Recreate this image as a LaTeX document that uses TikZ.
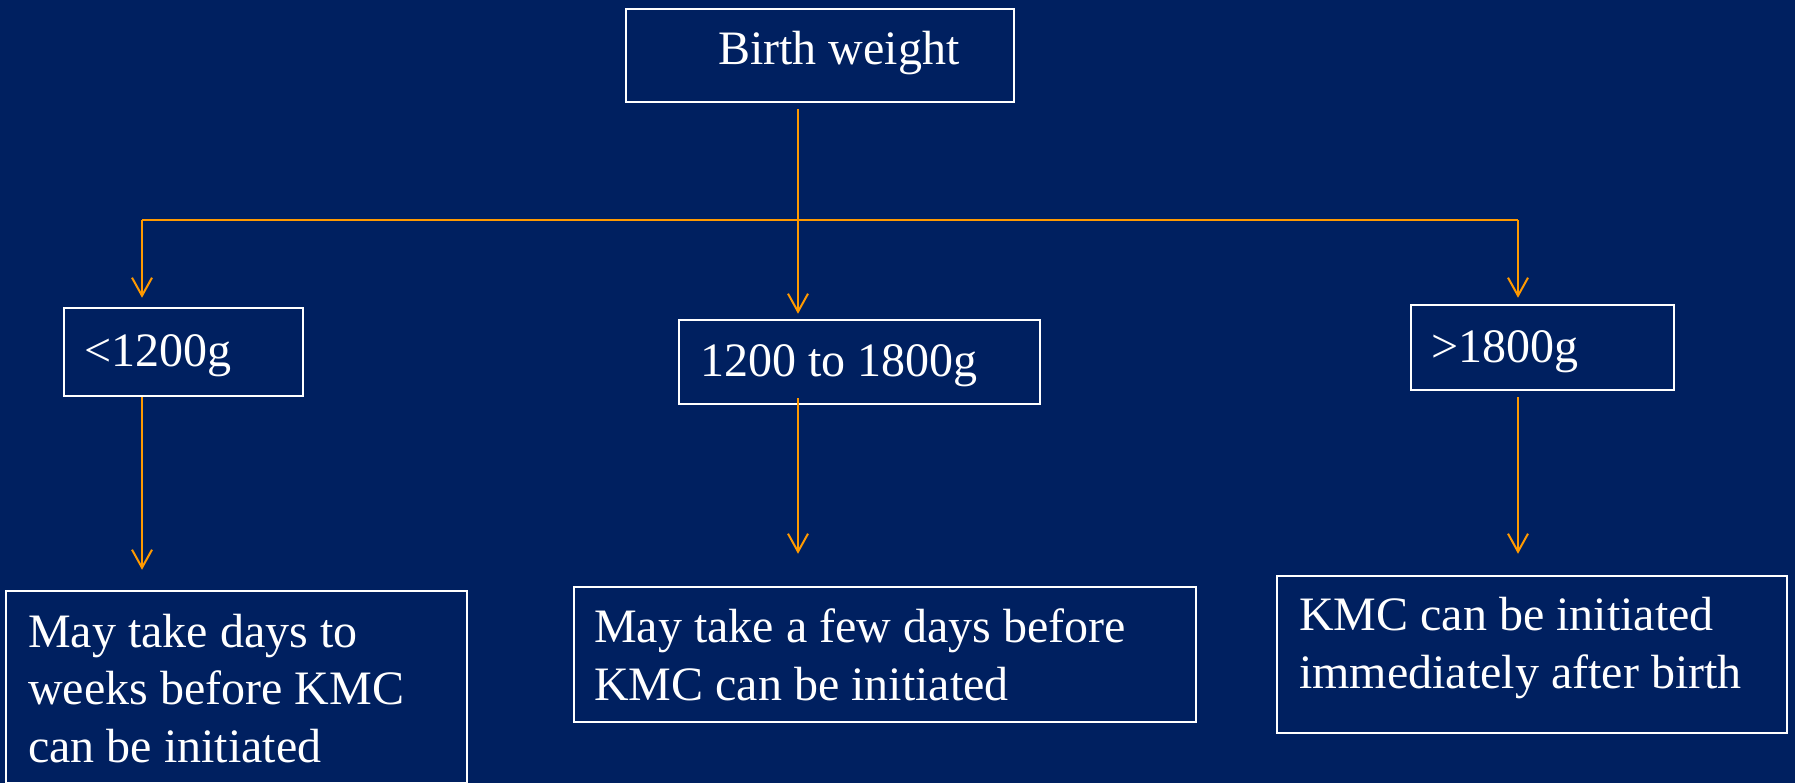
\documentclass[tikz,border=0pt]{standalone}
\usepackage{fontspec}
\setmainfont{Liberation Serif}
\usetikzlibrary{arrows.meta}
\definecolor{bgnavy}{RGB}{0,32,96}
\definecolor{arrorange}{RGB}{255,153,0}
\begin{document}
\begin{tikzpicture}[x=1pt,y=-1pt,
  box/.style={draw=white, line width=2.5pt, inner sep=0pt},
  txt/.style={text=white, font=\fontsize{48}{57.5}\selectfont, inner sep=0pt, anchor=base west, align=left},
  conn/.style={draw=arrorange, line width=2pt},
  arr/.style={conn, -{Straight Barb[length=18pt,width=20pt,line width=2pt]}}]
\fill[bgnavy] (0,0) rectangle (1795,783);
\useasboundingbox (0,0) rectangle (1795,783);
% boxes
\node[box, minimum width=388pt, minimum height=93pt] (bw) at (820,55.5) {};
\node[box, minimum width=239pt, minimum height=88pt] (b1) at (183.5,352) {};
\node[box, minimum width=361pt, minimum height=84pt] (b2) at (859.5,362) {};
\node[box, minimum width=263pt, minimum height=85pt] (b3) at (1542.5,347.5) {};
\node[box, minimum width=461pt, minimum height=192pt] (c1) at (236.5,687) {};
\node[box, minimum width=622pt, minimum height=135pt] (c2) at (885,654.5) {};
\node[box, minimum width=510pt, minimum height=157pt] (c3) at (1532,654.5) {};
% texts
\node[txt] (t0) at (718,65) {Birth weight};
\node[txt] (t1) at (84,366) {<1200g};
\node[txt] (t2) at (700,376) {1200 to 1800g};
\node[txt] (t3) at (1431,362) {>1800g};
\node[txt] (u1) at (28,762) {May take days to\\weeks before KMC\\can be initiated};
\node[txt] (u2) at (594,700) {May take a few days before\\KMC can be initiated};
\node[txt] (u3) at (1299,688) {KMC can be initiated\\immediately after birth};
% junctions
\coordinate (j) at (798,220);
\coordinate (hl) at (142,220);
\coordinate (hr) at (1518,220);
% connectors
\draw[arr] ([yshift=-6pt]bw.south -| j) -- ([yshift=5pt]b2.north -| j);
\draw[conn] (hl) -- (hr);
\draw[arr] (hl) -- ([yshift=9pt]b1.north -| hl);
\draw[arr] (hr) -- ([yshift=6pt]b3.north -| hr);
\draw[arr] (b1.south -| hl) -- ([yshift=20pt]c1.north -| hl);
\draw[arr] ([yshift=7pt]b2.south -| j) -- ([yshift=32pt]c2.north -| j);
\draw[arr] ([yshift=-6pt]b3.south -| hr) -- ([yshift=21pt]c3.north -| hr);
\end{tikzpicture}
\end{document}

● **Written task**: Pictures are excluded; copy all other data exactly as shown.

● **Solution to this problem**:
Recreate this image as a LaTeX document that uses TikZ.
\documentclass[tikz,border=0pt]{standalone}
\usepackage{fontspec}
\setmainfont{Liberation Serif}
\usetikzlibrary{arrows.meta}
\definecolor{bgnavy}{RGB}{0,32,96}
\definecolor{arrorange}{RGB}{255,153,0}
\begin{document}
\begin{tikzpicture}[x=1pt,y=-1pt,
  box/.style={draw=white, line width=2.5pt, inner sep=0pt},
  txt/.style={text=white, font=\fontsize{48}{57.5}\selectfont, inner sep=0pt, anchor=base west, align=left},
  conn/.style={draw=arrorange, line width=2pt},
  arr/.style={conn, -{Straight Barb[length=18pt,width=20pt,line width=2pt]}}]
\fill[bgnavy] (0,0) rectangle (1795,783);
\useasboundingbox (0,0) rectangle (1795,783);
% boxes
\node[box, minimum width=388pt, minimum height=93pt] (bw) at (820,55.5) {};
\node[box, minimum width=239pt, minimum height=88pt] (b1) at (183.5,352) {};
\node[box, minimum width=361pt, minimum height=84pt] (b2) at (859.5,362) {};
\node[box, minimum width=263pt, minimum height=85pt] (b3) at (1542.5,347.5) {};
\node[box, minimum width=461pt, minimum height=192pt] (c1) at (236.5,687) {};
\node[box, minimum width=622pt, minimum height=135pt] (c2) at (885,654.5) {};
\node[box, minimum width=510pt, minimum height=157pt] (c3) at (1532,654.5) {};
% texts
\node[txt] (t0) at (718,65) {Birth weight};
\node[txt] (t1) at (84,366) {<1200g};
\node[txt] (t2) at (700,376) {1200 to 1800g};
\node[txt] (t3) at (1431,362) {>1800g};
\node[txt] (u1) at (28,762) {May take days to\\weeks before KMC\\can be initiated};
\node[txt] (u2) at (594,700) {May take a few days before\\KMC can be initiated};
\node[txt] (u3) at (1299,688) {KMC can be initiated\\immediately after birth};
% junctions
\coordinate (j) at (798,220);
\coordinate (hl) at (142,220);
\coordinate (hr) at (1518,220);
% connectors
\draw[arr] ([yshift=-6pt]bw.south -| j) -- ([yshift=5pt]b2.north -| j);
\draw[conn] (hl) -- (hr);
\draw[arr] (hl) -- ([yshift=9pt]b1.north -| hl);
\draw[arr] (hr) -- ([yshift=6pt]b3.north -| hr);
\draw[arr] (b1.south -| hl) -- ([yshift=20pt]c1.north -| hl);
\draw[arr] ([yshift=7pt]b2.south -| j) -- ([yshift=32pt]c2.north -| j);
\draw[arr] ([yshift=-6pt]b3.south -| hr) -- ([yshift=21pt]c3.north -| hr);
\end{tikzpicture}
\end{document}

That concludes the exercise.